Anyway, at the end, Xena explains herself: "Borias knew. He showed me the hatred I had for myself..."

So Xena of old simply could not respect anyone who loved her because she couldn’t conceive of such a repugnant idea as someone loving her - it made no sense to her. That’s how much she hated herself. Better to push away someone like that and hate them, than have to deal with how it made her feel. So if she hated herself even then, and presumably it had a lot to do with the way she earned her crust, then she indeed had a conscience somewhere, eating away at her even during her warlord days. It explains so much about how she could then become reformed.
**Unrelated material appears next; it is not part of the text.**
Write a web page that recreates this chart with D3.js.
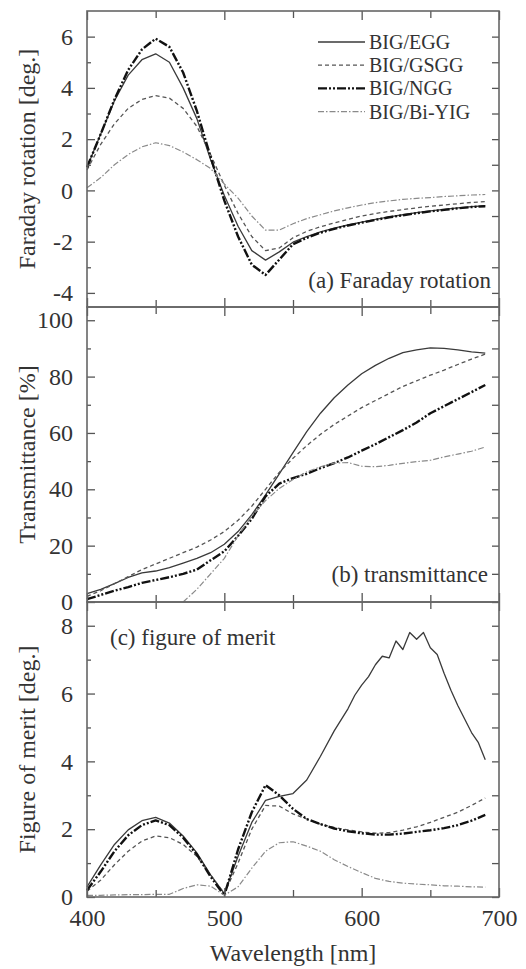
<!DOCTYPE html>
<html>
<head>
<meta charset="utf-8">
<script src="https://cdn.jsdelivr.net/npm/d3@7/dist/d3.min.js"></script>
<style>
body { margin: 0; background: #fff; }
text { font-family: "Liberation Serif", "Times New Roman", "DejaVu Serif", serif; fill: #333; }
</style>
</head>
<body>
<svg id="chart" width="526" height="969"></svg>
<script>

// wavelength grid [nm]
var wavelengths = [400,410,420,430,440,450,460,470,480,490,500,510,520,530,540,550,560,570,580,590,600,610,620,630,640,650,660,670,680,690];

var seriesNames = ["BIG/EGG", "BIG/GSGG", "BIG/NGG", "BIG/Bi-YIG"];

// (a) Faraday rotation [deg.]
var faradayEGG   = [0.9,2.2,3.5,4.5,5.1,5.33,5.0,4.0,2.8,1.2,-0.2,-1.4,-2.35,-2.72,-2.4,-2.02,-1.8,-1.62,-1.47,-1.35,-1.24,-1.13,-1.03,-0.95,-0.87,-0.8,-0.74,-0.68,-0.63,-0.6];
var faradayGSGG  = [0.8,1.8,2.6,3.2,3.55,3.7,3.6,3.2,2.5,1.4,0.2,-0.9,-1.8,-2.35,-2.25,-1.85,-1.6,-1.42,-1.27,-1.13,-1.0,-0.9,-0.82,-0.75,-0.68,-0.62,-0.57,-0.52,-0.47,-0.44];
var faradayNGG   = [0.9,2.2,3.55,4.7,5.5,5.92,5.6,4.6,3.1,1.3,-0.4,-1.8,-2.9,-3.3,-2.7,-2.1,-1.85,-1.65,-1.5,-1.37,-1.26,-1.15,-1.05,-0.97,-0.89,-0.82,-0.76,-0.7,-0.65,-0.62];
var faradayBiYIG = [0.1,0.5,1.0,1.4,1.7,1.86,1.75,1.5,1.2,0.85,0.25,-0.3,-1.0,-1.55,-1.55,-1.3,-1.1,-0.95,-0.8,-0.68,-0.57,-0.48,-0.41,-0.35,-0.31,-0.28,-0.24,-0.21,-0.18,-0.16];

// (b) transmittance [%]
var transEGG   = [3,4.5,6.5,8.7,10.3,11,12.2,13.8,15.5,17.5,20.5,25,31,38,45.5,53,60.5,67,72.5,77,81,84,86.5,88.5,89.5,90.2,90,89.5,88.8,88.3];
var transGSGG  = [2,4,6.5,9,11.5,13.5,15.5,17.5,19.5,22,25,29,34,40,46,51,55.5,59.5,63,66,69,71.5,74,76.5,78.5,80.5,82.3,84.3,86.2,88];
var transNGG   = [1,2.5,4,5.3,6.8,7.8,8.8,10,11.5,14.8,18,23.5,29.5,37.5,42,44,45.5,47.5,49.3,51.3,53.7,56,58.5,61,63.7,67,69.5,72,74.5,77];
var transBiYIG = [null,null,null,null,null,null,null,0,4.5,10,15.5,23.5,30.5,36,40.3,43.5,46.2,48,49.3,49.5,48.2,48,48.5,49.2,49.8,50.3,51.5,52.5,53.5,55];

// (c) figure of merit [deg.]
var meritWlEGG = [400,410,420,430,440,450,460,470,480,490,500,510,520,530,540,550,560,570,580,590,595,600,605,610,615,620,625,630,635,640,645,650,655,660,665,670,675,680,685,690];
var meritEGG   = [0.3,0.95,1.55,1.98,2.25,2.35,2.18,1.8,1.3,0.65,0.1,1.2,2.2,2.85,2.97,3.05,3.45,4.15,4.9,5.55,5.95,6.25,6.5,6.85,7.1,7.05,7.55,7.3,7.8,7.6,7.8,7.35,7.15,6.6,6.1,5.65,5.25,4.85,4.55,4.05];
var meritGSGG  = [0.17,0.5,0.95,1.35,1.65,1.8,1.75,1.55,1.2,0.65,0.1,1.0,2.0,2.7,2.68,2.45,2.3,2.15,2.05,1.98,1.92,1.88,1.9,1.97,2.07,2.2,2.35,2.5,2.7,2.92];
var meritNGG   = [0.2,0.75,1.35,1.82,2.12,2.26,2.12,1.75,1.25,0.6,0.05,1.4,2.5,3.3,3.0,2.6,2.3,2.15,2.02,1.94,1.88,1.84,1.84,1.87,1.92,1.97,2.03,2.12,2.25,2.42];
var meritBiYIG = [0.05,0.05,0.06,0.07,0.07,0.08,0.08,0.25,0.36,0.32,0.05,0.3,0.85,1.35,1.6,1.63,1.5,1.35,1.1,0.9,0.72,0.55,0.46,0.41,0.38,0.36,0.33,0.32,0.3,0.29];

// tick values
var xMajor = [400,500,600,700];
var xMinor = [450,550,650];
var faradayTicks = [-4,-2,0,2,4,6];
var faradayMinor = [-3,-1,1,3,5];
var transTicks = [0,20,40,60,80,100];
var transMinor = [10,30,50,70,90];
var meritTicks = [0,2,4,6,8];
var meritMinor = [1,3,5,7];


var lineStyles = [
    { stroke: "#3a3a3a", width: 1.3, dash: null },
    { stroke: "#555",    width: 1.3, dash: "4,3" },
    { stroke: "#111",    width: 2.4, dash: "9,2,2,2,2,2" },
    { stroke: "#8a8a8a", width: 1.2, dash: "6,2,1.5,2" }
];

var svg = d3.select("#chart");
var left = 87, right = 499;

var x = d3.scaleLinear().domain([400, 700]).range([left, right]);

var panels = [
    { top: 11, bottom: 307, domain: [-4.55, 7.0], ticks: faradayTicks, minor: faradayMinor,
      title: "Faraday rotation [deg.]",
      series: [[wavelengths, faradayEGG], [wavelengths, faradayGSGG], [wavelengths, faradayNGG], [wavelengths, faradayBiYIG]] },
    { top: 307, bottom: 602, domain: [0, 104.7], ticks: transTicks, minor: transMinor,
      title: "Transmittance [%]",
      series: [[wavelengths, transEGG], [wavelengths, transGSGG], [wavelengths, transNGG], [wavelengths, transBiYIG]] },
    { top: 602, bottom: 897, domain: [0, 8.7], ticks: meritTicks, minor: meritMinor,
      title: "Figure of merit [deg.]",
      series: [[meritWlEGG, meritEGG], [wavelengths, meritGSGG], [wavelengths, meritNGG], [wavelengths, meritBiYIG]] }
];

function styleAxis(g) {
    g.select(".domain").remove();
    g.selectAll("line").attr("stroke", "#555").attr("stroke-width", 1.3);
    g.selectAll("text")
        .style("font-family", "'Liberation Serif', 'Times New Roman', serif")
        .style("font-size", "24px")
        .attr("fill", "#333");
}

panels.forEach(function(p, pi) {

    var y = d3.scaleLinear().domain(p.domain).range([p.bottom, p.top]);

    var lineFn = d3.line()
        .defined(function(d) { return d[1] != null; })
        .x(function(d) { return x(d[0]); })
        .y(function(d) { return y(d[1]); });

    // curves
    p.series.forEach(function(s, i) {
        var pts = s[0].map(function(w, k) { return [w, s[1][k]]; });
        svg.append("path")
            .datum(pts)
            .attr("d", lineFn)
            .attr("fill", "none")
            .attr("stroke", lineStyles[i].stroke)
            .attr("stroke-width", lineStyles[i].width)
            .attr("stroke-dasharray", lineStyles[i].dash)
            .attr("stroke-linejoin", "round");
    });

    // left axis, major + minor, ticks inward
    svg.append("g")
        .attr("transform", "translate(" + left + ",0)")
        .call(d3.axisLeft(y).tickValues(p.ticks).tickSize(-8).tickPadding(14).tickFormat(d3.format("d")))
        .call(styleAxis)
        .selectAll("text").text(function(d) { return d < 0 ? "-" + Math.abs(d) : d; });

    svg.append("g")
        .attr("transform", "translate(" + left + ",0)")
        .call(d3.axisLeft(y).tickValues(p.minor).tickSize(-4).tickFormat(""))
        .call(styleAxis);

    // right axis
    svg.append("g")
        .attr("transform", "translate(" + right + ",0)")
        .call(d3.axisRight(y).tickValues(p.ticks.concat(p.minor)).tickSize(-7).tickFormat(""))
        .call(styleAxis);

    // top and bottom x ticks
    svg.append("g")
        .attr("transform", "translate(0," + p.bottom + ")")
        .call(d3.axisBottom(x).tickValues(xMajor).tickSize(-9).tickFormat(pi == 2 ? d3.format("d") : "").tickPadding(12))
        .call(styleAxis);
    svg.append("g")
        .attr("transform", "translate(0," + p.bottom + ")")
        .call(d3.axisBottom(x).tickValues(xMinor).tickSize(-7).tickFormat(""))
        .call(styleAxis);
    svg.append("g")
        .attr("transform", "translate(0," + p.top + ")")
        .call(d3.axisTop(x).tickValues(xMajor).tickSize(-9).tickFormat(""))
        .call(styleAxis);
    svg.append("g")
        .attr("transform", "translate(0," + p.top + ")")
        .call(d3.axisTop(x).tickValues(xMinor).tickSize(-7).tickFormat(""))
        .call(styleAxis);

    // frame
    svg.append("rect")
        .attr("x", left)
        .attr("y", p.top)
        .attr("width", right - left)
        .attr("height", p.bottom - p.top)
        .attr("fill", "none")
        .attr("stroke", "#666")
        .attr("stroke-width", 1.6);

    // y title
    svg.append("text")
        .attr("transform", "translate(35," + ((p.top + p.bottom) / 2) + ") rotate(-90)")
        .attr("text-anchor", "middle")
        .style("font-size", "24px")
        .text(p.title);
});

// panel labels
svg.append("text").attr("x", 491).attr("y", 288).attr("text-anchor", "end")
    .style("font-size", "23px").text("(a) Faraday rotation");
svg.append("text").attr("x", 488).attr("y", 582).attr("text-anchor", "end")
    .style("font-size", "23px").text("(b) transmittance");
svg.append("text").attr("x", 110).attr("y", 645)
    .style("font-size", "23px").text("(c) figure of merit");

// x title
svg.append("text")
    .attr("x", (left + right) / 2)
    .attr("y", 961)
    .attr("text-anchor", "middle")
    .style("font-size", "24px")
    .text("Wavelength [nm]");

// legend
var legend = svg.append("g").attr("transform", "translate(318,49)");
seriesNames.forEach(function(name, i) {
    var row = legend.append("g").attr("transform", "translate(0," + (i * 23.2) + ")");
    row.append("line")
        .attr("x1", 0).attr("x2", 47)
        .attr("y1", -7).attr("y2", -7)
        .attr("stroke", lineStyles[i].stroke)
        .attr("stroke-width", lineStyles[i].width)
        .attr("stroke-dasharray", lineStyles[i].dash);
    row.append("text")
        .attr("x", 51)
        .attr("y", 0)
        .style("font-size", "20px")
        .text(name);
});

</script>
</body>
</html>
It made a lot more sense.

Now the only thing missing in the evolution of Xena: Warrior Princess is how she could go from becoming a conqueror (albeit one who hated herself) with a rather appalling code of conduct - which involved killing anyone to suit her purpose (such as the woman in Locked Up Tied Down she left to die), to being the Warrior Princess in the Hercules trilogy with strong rules and ethics governing the rules of war engagement: A woman who most certainly did not kill women, little kids or murder for sport or to suit herself (such as the dead young Amazon girl in Adventures In The Sin Trade).

It’s an evolution I’d be curious to know how it happened. Who taught Xena the code? Did she have one final mentor before meeting Hercules? Hmm, wouldn’t we like to know...

In summary, this was an average offering, brought down by an insipid casting choice of villain, but raised by some crackling scenes between Borias and Xena and Xena giving up her new son. Gabrielle got short shrift which was a little unfortunate when things were almost getting interesting in that flashforward dilemma that had her and Xena at loggerheads.

But most of all I must say here, farewell Borias, it’s been a pleasure. And, in true Xena tradition, may you not stay too dead for too long.